Well, there are an infinite number of breakeven distributions: choose p(d) on (0,1), and then set p(l)/p(w) = f. I don't believe the problem as stated is well-defined without a prior on the bivariate. So to test, you'd need an additional structural assumption of some kind. If I were doing it I think I'd fix p(d) at its MLE, which is 13/260 in your example, and go from there. Rigorously justifiable? Of course not, but I'd have minor faith in the result.

[Ganchrow]

Well, there are an infinite number of breakeven distributions: choose p(d) on (0,1), and then set p(l)/p(w) = f. I don't believe the problem as stated is well-defined without a prior on the bivariate. So to test, you'd need an additional structural assumption of some kind. If I were doing it I think I'd fix p(d) at its MLE, which is 13/260 in your example, and go from there. Rigorously justifiable? Of course not, but I'd have minor faith in the result.

Why restrict yourself by fixing the p_d parameter? Why not treat it as a random variable with a uniform prior distribution (say)?

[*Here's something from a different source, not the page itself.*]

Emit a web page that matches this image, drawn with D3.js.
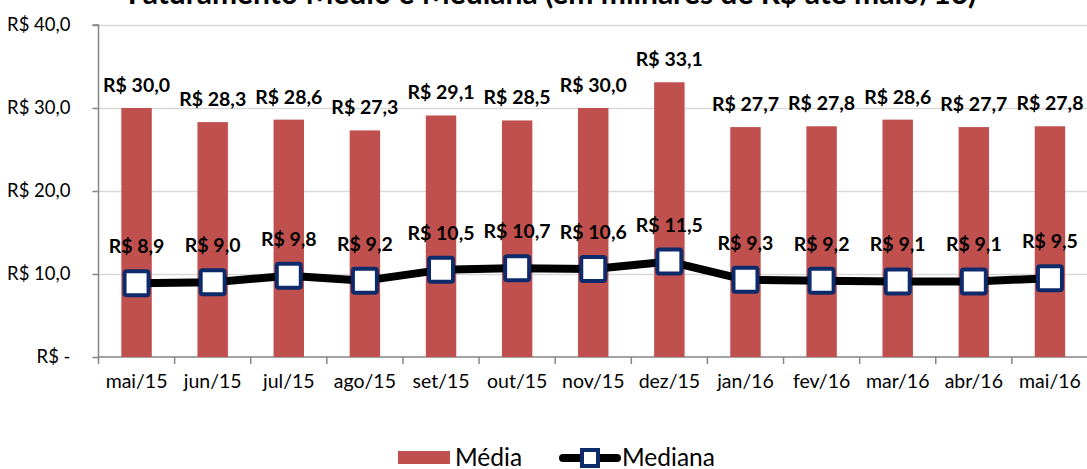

But yeah, you got the idea.

It's a pain in the ass.

[Ganchrow]

This spreadsheet illustrates what I had in mind. It implicitly assumes a uniform prior distribution of p_d and uses the t-distribution to impute the final p-value (in both the binomial and trinomial cases).

Assuming I didn't make an error, the trinomial p-value of the null-hypothesis (that population EV ≤ 0%) actually turns out to be slightly lower than the binomial p-value (4.168% vs. 4.199%), and coming up with the latter is a whole lot easier.

[square1]

Why restrict yourself by fixing the p_d parameter? Why not treat it as a random variable with a uniform prior distribution (say)?

But yeah, you got the idea.

It's a pain in the ass.

There's nothing wrong with the uniform, and it's probably not going to have a huge impact on the result.

I like the MLE because the essence of hypo-testing is to ask, "How objectionable does our data find these probabilities?". Since we are presumably a lot more interested in the win/loss ratio than the draw probability, I chose the draw probability the data finds least "objectionable", which is the essence of the MLE. So if we reject, we know the data has no issues with our p_d parameter, and thus is telling us the null-hypo win/loss ratio is the part of the null that is causing our result to be improbable under the null.

[Ganchrow]

I like the MLE because the essence of hypo-testing is to ask, "How objectionable does our data find these probabilities?". Since we are presumably a lot more interested in the win/loss ratio than the draw probability, I chose the draw probability the data finds least "objectionable", which is the essence of the MLE. So if we reject, we know the data has no issues with our p_d parameter, and thus is telling us the null-hypo win/loss ratio is the part of the null that is causing our result to be improbable under the null.

Well I'd say we're less concerned with the win/loss ratio per se, and more concerned simply with the model return. Win/loss ratio is just so ... binomial.

Regardless, I think we can both readily agree that it's not going to change the results much at all one way or the other and that the best easiest solution is probably clearly to go with binomial modeling coupled with conditional-form model parameters.